Transcribe all of the material exactly, except for its pictures.

□ □ □ □

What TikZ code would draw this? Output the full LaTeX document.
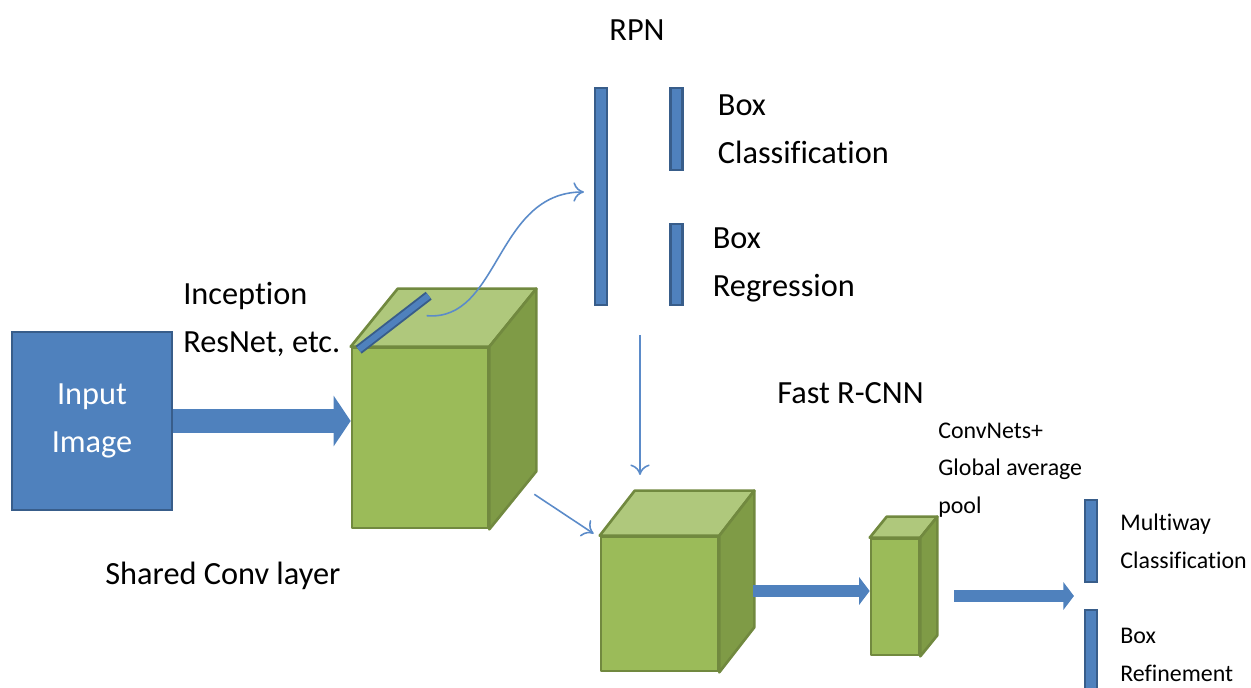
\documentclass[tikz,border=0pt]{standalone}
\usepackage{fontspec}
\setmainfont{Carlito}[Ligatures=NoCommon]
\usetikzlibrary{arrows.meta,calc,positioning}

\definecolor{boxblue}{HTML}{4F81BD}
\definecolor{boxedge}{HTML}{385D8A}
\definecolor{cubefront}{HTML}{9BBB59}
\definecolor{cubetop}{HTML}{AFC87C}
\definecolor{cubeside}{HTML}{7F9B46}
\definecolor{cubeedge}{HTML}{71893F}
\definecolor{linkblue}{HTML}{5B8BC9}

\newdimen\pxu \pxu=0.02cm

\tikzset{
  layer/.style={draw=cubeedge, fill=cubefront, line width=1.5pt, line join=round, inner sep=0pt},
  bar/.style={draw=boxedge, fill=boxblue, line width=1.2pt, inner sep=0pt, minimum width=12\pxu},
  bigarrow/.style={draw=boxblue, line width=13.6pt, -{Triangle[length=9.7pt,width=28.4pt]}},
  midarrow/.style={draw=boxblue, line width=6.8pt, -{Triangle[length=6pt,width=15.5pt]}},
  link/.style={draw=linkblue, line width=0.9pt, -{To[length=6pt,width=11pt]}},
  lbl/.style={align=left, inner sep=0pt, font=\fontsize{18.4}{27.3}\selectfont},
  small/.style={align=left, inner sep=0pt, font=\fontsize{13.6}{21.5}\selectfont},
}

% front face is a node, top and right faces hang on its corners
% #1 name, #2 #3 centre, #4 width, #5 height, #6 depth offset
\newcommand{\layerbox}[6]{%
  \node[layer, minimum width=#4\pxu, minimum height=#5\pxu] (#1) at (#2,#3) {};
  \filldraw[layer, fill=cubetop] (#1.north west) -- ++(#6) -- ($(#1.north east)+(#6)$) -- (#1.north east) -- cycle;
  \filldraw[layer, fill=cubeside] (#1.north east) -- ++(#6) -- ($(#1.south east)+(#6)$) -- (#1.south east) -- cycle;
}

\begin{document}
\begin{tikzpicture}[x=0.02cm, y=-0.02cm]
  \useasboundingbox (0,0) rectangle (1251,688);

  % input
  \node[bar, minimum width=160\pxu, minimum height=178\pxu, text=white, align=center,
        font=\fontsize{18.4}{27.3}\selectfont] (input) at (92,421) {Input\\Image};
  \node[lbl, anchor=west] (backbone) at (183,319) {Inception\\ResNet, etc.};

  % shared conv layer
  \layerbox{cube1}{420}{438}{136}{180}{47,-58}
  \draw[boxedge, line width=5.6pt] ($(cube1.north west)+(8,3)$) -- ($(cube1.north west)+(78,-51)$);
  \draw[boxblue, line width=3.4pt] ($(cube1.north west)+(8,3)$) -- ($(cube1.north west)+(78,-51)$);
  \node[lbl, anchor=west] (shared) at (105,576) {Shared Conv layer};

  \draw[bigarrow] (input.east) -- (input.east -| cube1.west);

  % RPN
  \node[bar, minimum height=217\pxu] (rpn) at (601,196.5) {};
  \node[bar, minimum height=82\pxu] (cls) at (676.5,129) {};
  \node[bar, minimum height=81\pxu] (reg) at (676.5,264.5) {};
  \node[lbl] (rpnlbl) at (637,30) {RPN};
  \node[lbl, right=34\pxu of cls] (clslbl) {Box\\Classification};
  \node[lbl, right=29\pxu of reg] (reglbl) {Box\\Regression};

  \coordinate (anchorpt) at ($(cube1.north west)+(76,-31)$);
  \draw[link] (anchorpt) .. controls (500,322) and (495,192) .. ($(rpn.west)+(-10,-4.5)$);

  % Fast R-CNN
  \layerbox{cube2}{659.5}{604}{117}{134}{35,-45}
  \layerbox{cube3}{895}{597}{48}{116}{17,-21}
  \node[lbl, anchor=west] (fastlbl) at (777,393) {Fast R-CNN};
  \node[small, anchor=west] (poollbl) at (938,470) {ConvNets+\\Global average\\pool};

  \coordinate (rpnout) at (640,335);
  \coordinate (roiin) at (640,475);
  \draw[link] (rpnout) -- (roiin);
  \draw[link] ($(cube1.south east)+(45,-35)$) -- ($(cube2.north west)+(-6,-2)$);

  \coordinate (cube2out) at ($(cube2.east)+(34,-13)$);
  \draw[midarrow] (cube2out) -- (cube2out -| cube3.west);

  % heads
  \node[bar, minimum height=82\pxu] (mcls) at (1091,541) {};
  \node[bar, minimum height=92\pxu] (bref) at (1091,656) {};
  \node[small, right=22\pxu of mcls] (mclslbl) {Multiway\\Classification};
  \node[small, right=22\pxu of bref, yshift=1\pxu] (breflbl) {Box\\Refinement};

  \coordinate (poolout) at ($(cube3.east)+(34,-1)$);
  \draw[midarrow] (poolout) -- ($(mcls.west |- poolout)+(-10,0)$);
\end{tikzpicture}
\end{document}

□ □ □ □

▶ **Task answer**:
What TikZ code would draw this? Output the full LaTeX document.
\documentclass[tikz,border=0pt]{standalone}
\usepackage{fontspec}
\setmainfont{Carlito}[Ligatures=NoCommon]
\usetikzlibrary{arrows.meta,calc,positioning}

\definecolor{boxblue}{HTML}{4F81BD}
\definecolor{boxedge}{HTML}{385D8A}
\definecolor{cubefront}{HTML}{9BBB59}
\definecolor{cubetop}{HTML}{AFC87C}
\definecolor{cubeside}{HTML}{7F9B46}
\definecolor{cubeedge}{HTML}{71893F}
\definecolor{linkblue}{HTML}{5B8BC9}

\newdimen\pxu \pxu=0.02cm

\tikzset{
  layer/.style={draw=cubeedge, fill=cubefront, line width=1.5pt, line join=round, inner sep=0pt},
  bar/.style={draw=boxedge, fill=boxblue, line width=1.2pt, inner sep=0pt, minimum width=12\pxu},
  bigarrow/.style={draw=boxblue, line width=13.6pt, -{Triangle[length=9.7pt,width=28.4pt]}},
  midarrow/.style={draw=boxblue, line width=6.8pt, -{Triangle[length=6pt,width=15.5pt]}},
  link/.style={draw=linkblue, line width=0.9pt, -{To[length=6pt,width=11pt]}},
  lbl/.style={align=left, inner sep=0pt, font=\fontsize{18.4}{27.3}\selectfont},
  small/.style={align=left, inner sep=0pt, font=\fontsize{13.6}{21.5}\selectfont},
}

% front face is a node, top and right faces hang on its corners
% #1 name, #2 #3 centre, #4 width, #5 height, #6 depth offset
\newcommand{\layerbox}[6]{%
  \node[layer, minimum width=#4\pxu, minimum height=#5\pxu] (#1) at (#2,#3) {};
  \filldraw[layer, fill=cubetop] (#1.north west) -- ++(#6) -- ($(#1.north east)+(#6)$) -- (#1.north east) -- cycle;
  \filldraw[layer, fill=cubeside] (#1.north east) -- ++(#6) -- ($(#1.south east)+(#6)$) -- (#1.south east) -- cycle;
}

\begin{document}
\begin{tikzpicture}[x=0.02cm, y=-0.02cm]
  \useasboundingbox (0,0) rectangle (1251,688);

  % input
  \node[bar, minimum width=160\pxu, minimum height=178\pxu, text=white, align=center,
        font=\fontsize{18.4}{27.3}\selectfont] (input) at (92,421) {Input\\Image};
  \node[lbl, anchor=west] (backbone) at (183,319) {Inception\\ResNet, etc.};

  % shared conv layer
  \layerbox{cube1}{420}{438}{136}{180}{47,-58}
  \draw[boxedge, line width=5.6pt] ($(cube1.north west)+(8,3)$) -- ($(cube1.north west)+(78,-51)$);
  \draw[boxblue, line width=3.4pt] ($(cube1.north west)+(8,3)$) -- ($(cube1.north west)+(78,-51)$);
  \node[lbl, anchor=west] (shared) at (105,576) {Shared Conv layer};

  \draw[bigarrow] (input.east) -- (input.east -| cube1.west);

  % RPN
  \node[bar, minimum height=217\pxu] (rpn) at (601,196.5) {};
  \node[bar, minimum height=82\pxu] (cls) at (676.5,129) {};
  \node[bar, minimum height=81\pxu] (reg) at (676.5,264.5) {};
  \node[lbl] (rpnlbl) at (637,30) {RPN};
  \node[lbl, right=34\pxu of cls] (clslbl) {Box\\Classification};
  \node[lbl, right=29\pxu of reg] (reglbl) {Box\\Regression};

  \coordinate (anchorpt) at ($(cube1.north west)+(76,-31)$);
  \draw[link] (anchorpt) .. controls (500,322) and (495,192) .. ($(rpn.west)+(-10,-4.5)$);

  % Fast R-CNN
  \layerbox{cube2}{659.5}{604}{117}{134}{35,-45}
  \layerbox{cube3}{895}{597}{48}{116}{17,-21}
  \node[lbl, anchor=west] (fastlbl) at (777,393) {Fast R-CNN};
  \node[small, anchor=west] (poollbl) at (938,470) {ConvNets+\\Global average\\pool};

  \coordinate (rpnout) at (640,335);
  \coordinate (roiin) at (640,475);
  \draw[link] (rpnout) -- (roiin);
  \draw[link] ($(cube1.south east)+(45,-35)$) -- ($(cube2.north west)+(-6,-2)$);

  \coordinate (cube2out) at ($(cube2.east)+(34,-13)$);
  \draw[midarrow] (cube2out) -- (cube2out -| cube3.west);

  % heads
  \node[bar, minimum height=82\pxu] (mcls) at (1091,541) {};
  \node[bar, minimum height=92\pxu] (bref) at (1091,656) {};
  \node[small, right=22\pxu of mcls] (mclslbl) {Multiway\\Classification};
  \node[small, right=22\pxu of bref, yshift=1\pxu] (breflbl) {Box\\Refinement};

  \coordinate (poolout) at ($(cube3.east)+(34,-1)$);
  \draw[midarrow] (poolout) -- ($(mcls.west |- poolout)+(-10,0)$);
\end{tikzpicture}
\end{document}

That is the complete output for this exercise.